We spoke to a TON of interesting people but in the end, we captured the contact information of 68 unique prospects. When we looked at the breakdown of these prospects, we broke them down into three buckets to figure out how to engage with them post-conference:

Customers: Start-ups we were looking to sell directly to,who also fit our ICP

Investors: VCs that could either refer us to customers or potentially invest in Profitual

Partners: Accelerators or service providers who saw a mutual benefit in working together

The breakdown of contacts looked like this:

Customers: 45 (66%)
Investors: 10 (15%)
Partners: 23 (19%)

We weren’t expecting these connections to convert on the trade show floor (they rarely do) so we’ll be spending the next few weeks(months) following up to see what we can get closed.

What surprised me?

People just stopped by the booth to talk about what we are up to and if it made sense to continue the conversation after the conference. We spent a lot of time before the conference trying to pre-book demos, but we got even more traction just by meeting curious folks attending the conference! I didn’t expect that level of interest!

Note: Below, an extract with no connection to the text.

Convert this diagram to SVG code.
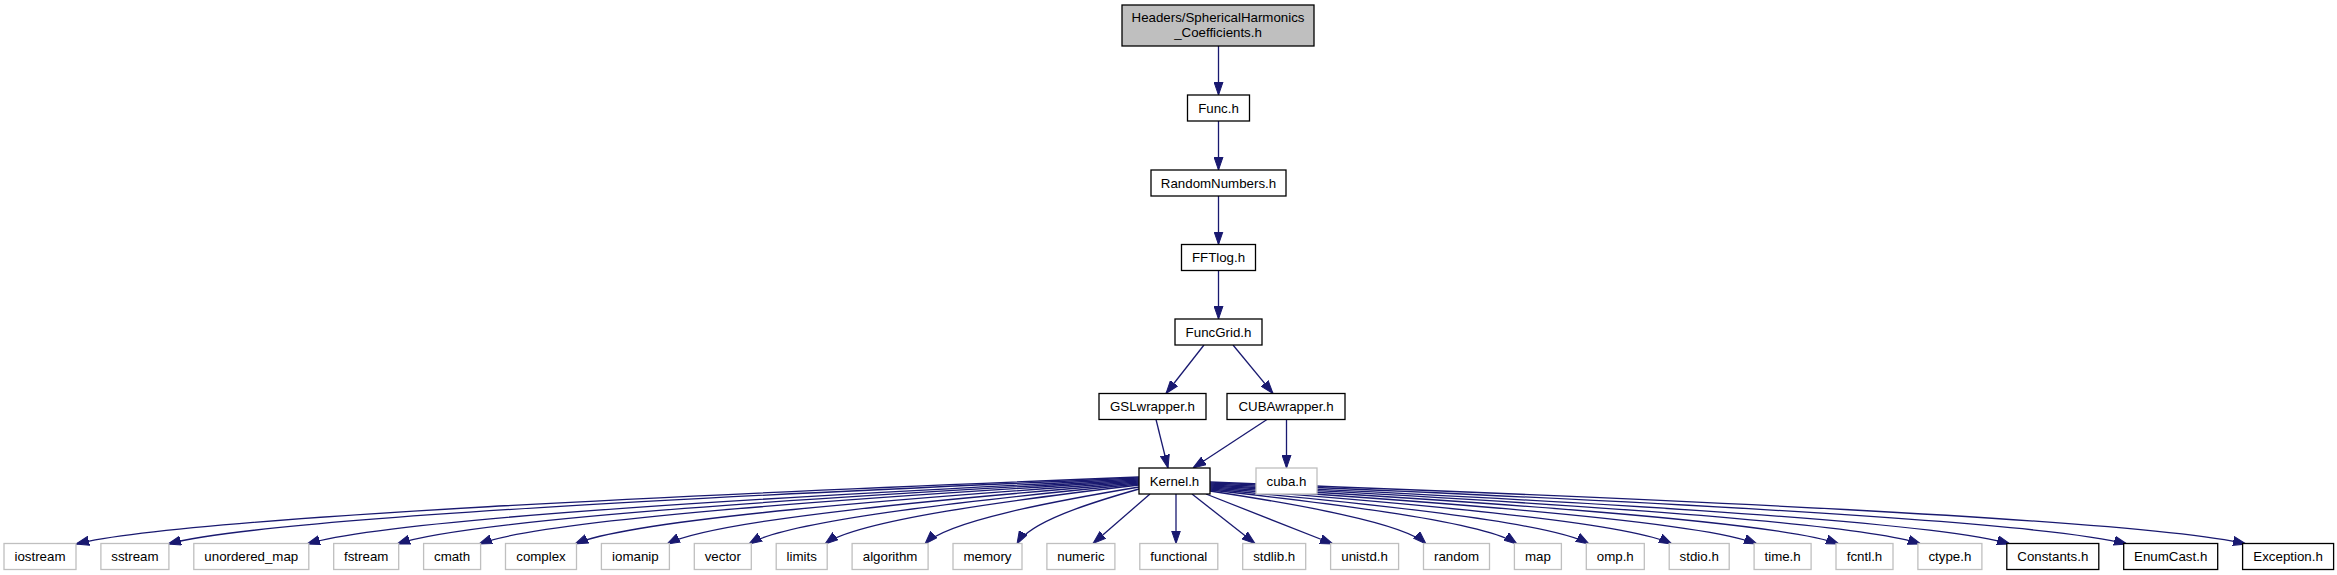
<svg xmlns="http://www.w3.org/2000/svg" width="2337" height="575" viewBox="0 0 2337 575">
<style>
.n rect{fill:#fff;stroke:#000;stroke-width:1.3}
.n.g rect{stroke:#bfbfbf}
.n.root rect{fill:#bfbfbf}
.n text{font-family:"Liberation Sans",Arial,Helvetica,sans-serif;font-size:13.3px;fill:#000;text-anchor:middle}
#edges path{fill:none;stroke:#191970;stroke-width:1.3;marker-end:url(#ah)}
</style>
<defs>
<marker id="ah" markerUnits="userSpaceOnUse" viewBox="0 0 13 10" markerWidth="13" markerHeight="10" refX="13" refY="5" orient="auto">
<path d="M0,0.5 L13,5 L0,9.5 z" fill="#191970" stroke="#191970" stroke-width="1"/>
</marker>
</defs>
<rect width="2337" height="575" fill="#fff"/>
<g id="edges">
<path d="M1218.5,46 L1218.5,95"/>
<path d="M1218.5,121 L1218.5,170"/>
<path d="M1218.5,196 L1218.5,244.5"/>
<path d="M1218.5,270.5 L1218.5,319"/>
<path d="M1204,345 L1166,393.5"/>
<path d="M1233,345 L1273,393.5"/>
<path d="M1156,419.5 L1168,468"/>
<path d="M1267,419.5 L1193,468"/>
<path d="M1286.5,419.5 L1286.5,468"/>
<path d="M1139,477 C713.8,493.75 182.3,517.2 76,544"/>
<path d="M1139,478 C750.6,494.5 265.1,517.6 168,544"/>
<path d="M1139,479 C806.2,495.25 390.2,518 307,544"/>
<path d="M1139,480 C842.2,496 471.2,518.4 397,544"/>
<path d="M1139,481 C875,496.75 545,518.8 479,544"/>
<path d="M1139,482 C913.4,497.5 631.4,519.2 575,544"/>
<path d="M1139,483 C950.2,498.25 714.2,519.6 667,544"/>
<path d="M1139,484 C983,499 788,520 749,544"/>
<path d="M1139,485 C1013.4,499.75 856.4,520.4 825,544"/>
<path d="M1139,487 C1053.4,501.25 946.4,521.2 925,544"/>
<path d="M1139,489 C1090.2,502.75 1029.2,522 1017,544"/>
<path d="M1150,494 L1093,543.5"/>
<path d="M1176,494 L1176,543.5"/>
<path d="M1192,494 L1255,543.5"/>
<path d="M1206,494 L1333,544"/>
<path d="M1210,491 C1296.4,504.25 1404.4,522.8 1426,544"/>
<path d="M1210,490 C1332.8,503.5 1486.3,522.4 1517,544"/>
<path d="M1210,489 C1361.6,502.75 1551.1,522 1589,544"/>
<path d="M1210,488 C1394.8,502 1625.8,521.6 1672,544"/>
<path d="M1210,487 C1428.8,501.25 1702.3,521.2 1757,544"/>
<path d="M1210,486 C1461.6,500.5 1776.1,520.8 1839,544"/>
<path d="M1210,485 C1494.4,499.75 1849.9,520.4 1921,544"/>
<path d="M1210,484 C1530,499 1930,520 2010,544"/>
<path d="M1210,483 C1576.8,498.25 2035.3,519.6 2127,544"/>
<path d="M1210,482 C1624.4,497.5 2142.4,519.2 2246,544"/>
</g>
<g id="n_root" class="n root"><rect x="1122" y="5" width="192" height="41"/><text x="1218" y="22">Headers/SphericalHarmonics</text><text x="1218" y="36.5">_Coefficients.h</text></g>
<g id="n_func" class="n"><rect x="1187.5" y="95" width="62" height="26"/><text x="1218.5" y="112.5">Func.h</text></g>
<g id="n_random" class="n"><rect x="1151" y="170" width="135" height="26"/><text x="1218.5" y="187.5">RandomNumbers.h</text></g>
<g id="n_fftlog" class="n"><rect x="1181.5" y="244.5" width="74" height="26"/><text x="1218.5" y="262">FFTlog.h</text></g>
<g id="n_funcgrid" class="n"><rect x="1175" y="319" width="87" height="26"/><text x="1218.5" y="336.5">FuncGrid.h</text></g>
<g id="n_gsl" class="n"><rect x="1099" y="393.5" width="107" height="26"/><text x="1152.5" y="411">GSLwrapper.h</text></g>
<g id="n_cubaw" class="n"><rect x="1227" y="393.5" width="118" height="26"/><text x="1286" y="411">CUBAwrapper.h</text></g>
<g id="n_kernel" class="n"><rect x="1139" y="468" width="71" height="26"/><text x="1174.5" y="485.5">Kernel.h</text></g>
<g id="n_cuba" class="n g"><rect x="1256" y="468" width="61" height="26"/><text x="1286.5" y="485.5">cuba.h</text></g>
<g id="n_iostream" class="n g"><rect x="4" y="543.5" width="72" height="26"/><text x="40" y="561">iostream</text></g>
<g id="n_sstream" class="n g"><rect x="100.9" y="543.5" width="68" height="26"/><text x="134.9" y="561">sstream</text></g>
<g id="n_umap" class="n g"><rect x="193.8" y="543.5" width="115" height="26"/><text x="251.3" y="561">unordered_map</text></g>
<g id="n_fstream" class="n g"><rect x="333.7" y="543.5" width="65" height="26"/><text x="366.2" y="561">fstream</text></g>
<g id="n_cmath" class="n g"><rect x="423.6" y="543.5" width="57" height="26"/><text x="452.1" y="561">cmath</text></g>
<g id="n_complex" class="n g"><rect x="505.5" y="543.5" width="71" height="26"/><text x="541" y="561">complex</text></g>
<g id="n_iomanip" class="n g"><rect x="601.4" y="543.5" width="68" height="26"/><text x="635.4" y="561">iomanip</text></g>
<g id="n_vector" class="n g"><rect x="694.3" y="543.5" width="57" height="26"/><text x="722.8" y="561">vector</text></g>
<g id="n_limits" class="n g"><rect x="776.2" y="543.5" width="51" height="26"/><text x="801.7" y="561">limits</text></g>
<g id="n_algorithm" class="n g"><rect x="852.1" y="543.5" width="76" height="26"/><text x="890.1" y="561">algorithm</text></g>
<g id="n_memory" class="n g"><rect x="953" y="543.5" width="69" height="26"/><text x="987.5" y="561">memory</text></g>
<g id="n_numeric" class="n g"><rect x="1046.9" y="543.5" width="68" height="26"/><text x="1080.9" y="561">numeric</text></g>
<g id="n_functional" class="n g"><rect x="1139.8" y="543.5" width="78" height="26"/><text x="1178.8" y="561">functional</text></g>
<g id="n_stdlib" class="n g"><rect x="1242.7" y="543.5" width="63" height="26"/><text x="1274.2" y="561">stdlib.h</text></g>
<g id="n_unistd" class="n g"><rect x="1330.6" y="543.5" width="68" height="26"/><text x="1364.6" y="561">unistd.h</text></g>
<g id="n_random2" class="n g"><rect x="1423.5" y="543.5" width="66" height="26"/><text x="1456.5" y="561">random</text></g>
<g id="n_map" class="n g"><rect x="1514.4" y="543.5" width="47" height="26"/><text x="1537.9" y="561">map</text></g>
<g id="n_omp" class="n g"><rect x="1586.3" y="543.5" width="58" height="26"/><text x="1615.3" y="561">omp.h</text></g>
<g id="n_stdio" class="n g"><rect x="1669.2" y="543.5" width="60" height="26"/><text x="1699.2" y="561">stdio.h</text></g>
<g id="n_time" class="n g"><rect x="1754.1" y="543.5" width="57" height="26"/><text x="1782.6" y="561">time.h</text></g>
<g id="n_fcntl" class="n g"><rect x="1836" y="543.5" width="57" height="26"/><text x="1864.5" y="561">fcntl.h</text></g>
<g id="n_ctype" class="n g"><rect x="1917.9" y="543.5" width="64" height="26"/><text x="1949.9" y="561">ctype.h</text></g>
<g id="n_constants" class="n"><rect x="2006.8" y="543.5" width="92" height="26"/><text x="2052.8" y="561">Constants.h</text></g>
<g id="n_enumcast" class="n"><rect x="2123.7" y="543.5" width="94" height="26"/><text x="2170.7" y="561">EnumCast.h</text></g>
<g id="n_exception" class="n"><rect x="2242.6" y="543.5" width="91" height="26"/><text x="2288.1" y="561">Exception.h</text></g>
</svg>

Also didn’t go through the level of free swag we thought we might. We left for Ottawa with three suitcases full of T-shirts, hats, sunglasses, and pens. We came home with two….

How to Calculate ROI:

There are many ways to calculate ROI of a conference. While I know that general brand recognition and meeting new connections is great forthe overall longevity of Profitual, I like to focus on the actual sales achieved. With that in mind, the simplest way to calculate ROI would be:

ROI=Event Revenue/Event Expenses

In this formula anything over 1.0 would be considered a positive return on investment for the conference. A nuance here is that since we sell software on an MRR pricing model it doesn’t make sense for us to look purely at revenue generated in the month the conference happened. This wouldn’t consider the successive months that we would be billing each new customer. For this reason, we would look at Customer Lifetime Value (CLTV) to compensate for this nuance. So, if we price a customer at $99/month and we expect them to stay with us for 3 years, their CLTV would be $3,564. The formula to calculate event ROI would then look like this:

ROI=CLTV/Event Expenses

Was it worth it?

The entire cost of the conference (event expense) with everything included was around $15K. This means that we know the denominator oft he ROI equation. Next steps will be to figure out how many new sales we can generate using our Customer Lifetime Value (CLTV) formula, and then we’ll be able to figure out if we have a positive event ROI.  Overall, we feel really positive about the event and feel like if we can close a few sales & partnerships, it will be a resounding success!